Performance (1970)

Donald Cammell was raised in a home “filled with magicians, metaphysicians, spiritualists and demons” and spent his childhood bouncing on the knee of “the wickedest man in the world” Aleister Crowley. Originally a painter, he became a screenwriter before meeting the Rolling Stones through Anita Pallenberg.

Performance was supposed to be a light-hearted swinging ’60s romp, but it ended up being what John Simon of New York Magazine called “the most vile film ever made.” It’s the story of two men*, Chas (James Fox), a brutal street thug, and Turner (Mick Jagger), a rock star who has gone into hiding.

Chas was a member of an East London gang, a man of violence who is prized for his ability to get money for his employer Harry Flowers. However, his complicated past with another gangster and that man’s murder has ostracized him from the gang and put him on the run and into the orbit of Turner and his two women, Pherber (Pallenberg) and Lucy (Michèle Breton).

By the end of the film, fuelled by drugs, cross-cutting techniques, a disjointed narrative and no small amount of magic, the two men have switched identities, with Chas displaying Turner’s face and Turner, well, not having a face any longer.

Warner Brothers thought that with Jagger in the movie they getting a Rolling Stones movie that young people could go see. Instead, they got a movie filled with drugs, sex, violence and ideas about cross-dressing and sex transforming identity that would still be dangerous half a century later.

The behind the scenes events — the house in Lowndes Square used in the film was investigated for drugs, Keith Richards was outside in a car fuming because Jagger and Anita were really having sex, Fox stopped acting for fifteen years to become an evangelical Christian — are just as interesting as the film, but the movie itself is astounding.

It was almost unreleased, as a Warner exec would complain, “Even the bathwater was dirty” and the wife of one of them would throw up at the premiere. Ken Hyman, the leader of Warner Brothers, decided that “no amount of editing, re-looping or re-scheduling would cover up the fact that the picture ultimately made no sense.” The film was shelved for two years until Hyman left and even then, the movie was re-edited and the Cockney accents were redubbed.

Time has been kind to Performance, a movie that points out the juxtaposition between the violent lives of East End with the rock and roll world of London. “A Memo to Turner” predates music videos. Bands from Coil to Big Audio Dynamite and Happy Mondays all referenced or sampled the movie while it’s been an influence on so many directors.

As for Cammell, he struggled against the mainstream after this movie — and with Marlon Brando, who kept asking him to write films and then deciding not to make them — before making Demon Seed, a film that deals with transformative sexuality, just like Performance. He’d make White of the Eye and Wild Side before killing himself with a shotgun. Kevin Macdonald (co-director of the story of his life, Donald Cammell: The Ultimate Performance), said “He didn’t kill himself because of years of failure. He killed himself because he had always wanted to kill himself.”
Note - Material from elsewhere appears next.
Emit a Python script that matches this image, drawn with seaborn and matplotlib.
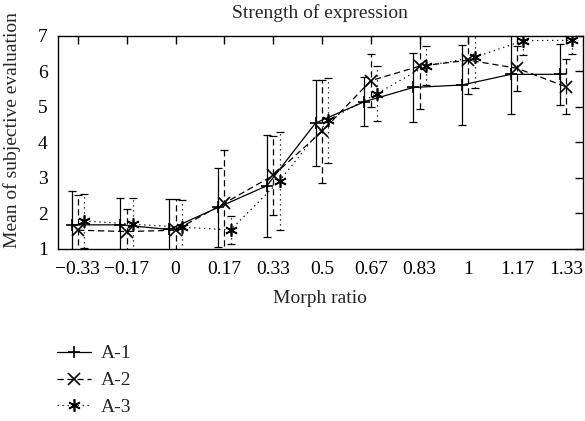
import numpy as np
import pandas as pd
import matplotlib
matplotlib.use('Agg')
import matplotlib.pyplot as plt
import seaborn as sns

# data
ratios = ['\u22120.33', '\u22120.17', '0', '0.17', '0.33', '0.5', '0.67', '0.83', '1', '1.17', '1.33']
a1_mean = [1.68, 1.68, 1.55, 2.17, 2.78, 4.55, 5.15, 5.55, 5.62, 5.92, 5.92]
a1_err = [0.95, 0.77, 0.86, 1.12, 1.43, 1.20, 0.69, 0.97, 1.12, 1.12, 0.85]
a2_mean = [1.53, 1.49, 1.53, 2.29, 3.07, 4.31, 5.74, 6.15, 6.32, 6.09, 5.57]
a2_err = [0.99, 0.64, 0.87, 1.50, 1.12, 1.44, 0.74, 1.20, 0.95, 0.63, 0.78]
a3_mean = [1.79, 1.70, 1.61, 1.54, 2.92, 4.63, 5.38, 6.16, 6.40, 6.87, 6.88]
a3_err = [0.75, 0.75, 0.77, 0.40, 1.38, 1.20, 0.78, 0.55, 0.87, 0.40, 0.40]

sns.set_style('white')
plt.rcParams['font.family'] = ['Liberation Serif', 'DejaVu Serif']
fs = 14

fig = plt.figure(figsize=(5.85, 4.21), dpi=100)
ax = fig.add_axes([0.0983, 0.4086, 0.8983, 0.5059])

# name, means, errors, x offset, marker, linestyle, marker size
series = [
    ('A-1', a1_mean, a1_err, -0.13, '+', '-', 8),
    ('A-2', a2_mean, a2_err, 0.0, 'x', (0, (5, 3)), 8),
    ('A-3', a3_mean, a3_err, 0.13, (6, 2, 0), (0, (1, 3)), 9),
]

line_handles = []
for name, mean, err, off, mk, ls, ms in series:
    df = pd.DataFrame({'pos': np.arange(len(ratios)) + off, 'mean': mean, 'err': err})
    sns.lineplot(data=df, x='pos', y='mean', ax=ax, color='black', marker=mk,
                 markersize=ms, markeredgewidth=1.2, markeredgecolor='black',
                 markerfacecolor='black', linestyle=ls, linewidth=0.9,
                 label=name, legend=False)
    line_handles.append(ax.get_lines()[-1])
    eb = ax.errorbar(df['pos'], df['mean'], yerr=df['err'], fmt='none', ecolor='black',
                     elinewidth=0.9, capsize=3, capthick=0.9)
    eb[2][0].set_linestyle(ls)

ax.set_xlim(-0.42, 10.35)
ax.set_ylim(1, 7)
ax.set_xticks(range(len(ratios)))
ax.set_xticklabels(ratios)
ax.set_yticks(range(1, 8))
ax.tick_params(direction='in', length=6, width=1, top=True, right=True,
               labelsize=fs, colors='black')
ax.tick_params(axis='x', pad=9)
ax.tick_params(axis='y', pad=7)
for s in ax.spines.values():
    s.set_color('black')
    s.set_linewidth(1)
ax.set_xlabel('Morph ratio', fontsize=fs, labelpad=8)
ax.set_ylabel('Mean of subjective evaluation', fontsize=fs)
ax.yaxis.set_label_coords(-0.07, 0.56)
ax.set_title('Strength of expression', fontsize=fs, pad=13)

fig.legend(line_handles, [l.get_label() for l in line_handles], loc='upper left',
           bbox_to_anchor=(0.097, 0.181), frameon=False, fontsize=fs,
           handlelength=1.75, handletextpad=0.5, labelspacing=0.48,
           borderpad=0, borderaxespad=0)

fig.savefig('out.png', dpi=100)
I held back watching this for years, because I wanted to make sure that I was ready for it. I needed to be prepared for this film, to not use it as wallpaper or background noise. It deserved more than that. And I’m glad I waited. It was worth it.

*It’s directed by two men as well, Cammell and Nicolas Roeg, who would go on to make Don’t Look NowThe Man Who Fell to Earth and The Witches.